Nouveaux outils : l’audience de règlement amiable et la césure du procès

06 novembre 2023
Sibylle MAREAU et Caroline MEUNIER

Le décret du 29 juillet 2023 n°2023-686 du 29.07.2023 portant mesures favorisant le règlement amiable des litiges devant le Tribunal judiciaire est entré en vigueur et est applicable aux procédures introduites à compter du 1er novembre 2023. Annoncé en janvier 2023, le décret du 29 juillet 2023 s’inscrit dans la politique de l’amiable du Garde des sceaux et vise à réduire les délais de traitement des affaires. Le décret crée deux nouveaux outils qui ont pour objet de rechercher l’amiable au sein du procès, et d’adapter le cours de la procédure aux besoins du litige :

  • L’audience de règlement amiable (« ARA »)

Inspiré du modèle québécois, le dispositif prévoit la possibilité pour le Juge saisi du litige, d’office ou à la demande d’une partie, de convoquer les parties à une audience de règlement amiable, pour rechercher « la résolution amiable du différend entre les parties, par la confrontation équilibrée de leurs points de vue, l’évaluation de leurs besoins, positions et intérêts respectifs, ainsi que la compréhension des principes juridiques applicables au litige ». L’audience de règlement amiable est obligatoire pour les parties qui doivent y comparaître en personne et, lorsqu’il s’agit d’une procédure avec représentation obligatoire, être accompagnées d’un avocat.  En cela, la mesure est plus contraignante que les invitations à rencontrer un médiateur que l’on connaissait jusqu’alors devant le Tribunal judiciaire. Le dispositif reprend les principes fondamentaux des mesures de règlement amiable, et prévoit ainsi en particulier (i) que le juge qui tient l’audience de règlement amiable ne peut siéger dans la formation de jugement, outre (ii) la confidentialité des échanges, avec notamment la tenue de l’audience de règlement amiable en chambre du conseil. 

Le dispositif est applicable à l’ensemble des procédures devant le Tribunal judiciaire (écrites, orales, au fond, en référé, avec ou sans mise en état), ce qui laisse présager un large usage par les juridictions.
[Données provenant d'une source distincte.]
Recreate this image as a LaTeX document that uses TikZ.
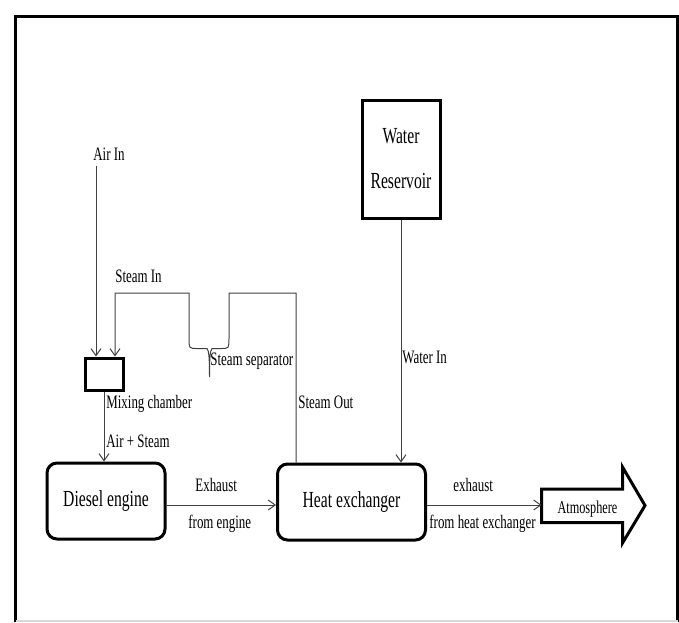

La mise en place de l’ARA risque toutefois de se heurter au manque de moyens humains et matériels des juridictions, dès lors que le dispositif nécessite notamment des salles d’audience et des magistrats supplémentaires (autres que ceux de la formation de jugement), ce qui peut s’avérer particulièrement compliqué pour certains tribunaux.

  • La césure du procès

La mesure, inspirée de ce qui existe en Allemagne et aux Pays-Bas, a un champ plus restreint que l’ARA, puisqu’elle est réservée à la procédure écrite ordinaire.  Elle a été pensée pour les litiges longs et complexes. La césure du procès permet au juge de ne statuer que sur une partie des questions litigieuses, parce cela suffit à dissoudre tout le contentieux (par exemple si le Tribunal juge qu’il n’y a pas de principe de responsabilité, il n’est pas nécessaire qu’il se prononce sur le quantum des demandes), ou parce que les parties choisissent de résoudre à l’amiable ce qu’il reste du litige (par exemple, après que le Tribunal se soit prononcé sur le principe d’une faute, les parties s’entendent à l’amiable sur le quantum des dommages et intérêts).

Le dispositif permet ainsi au Juge de la mise en état de prononcer la clôture partielle de l’instruction, pour permettre au jugement de trancher certains points, qui donneront lieu à un jugement partiel, avec exécution provisoire facultative et soumis en cas d’appel à la procédure de bref délai. La césure du procès ne peut être imposée d’office par le juge et doit être demandée par les parties, par un acte contresigné par avocats qui mentionne les prétentions à l’égard desquelles elles sollicitent un jugement partiel. 

Les praticiens devront être prudents car le décret ne prévoit pas de suspension ou d’interruption de l’instance pendant l’instruction de l’affaire ayant fait l’objet d’une clôture partielle, de sorte qu’il existe un risque de péremption de l’autre partie de la procédure. Il y aura lieu, par précaution, de solliciter un sursis à statuer sur cette autre partie, en même temps que la clôture partielle sera demandée.

Les spécialistes de la procédure craignent que ce nouveau dispositif ne génère plus de contentieux et n’allonge la durée du procès, contrairement aux objectifs affichés.  Quoiqu’il en soit, vu l’échec que l’on connaît pour la procédure de mise en état participative, dont l’initiative appartient également aux parties, on peut douter que la césure du procès ait du succès.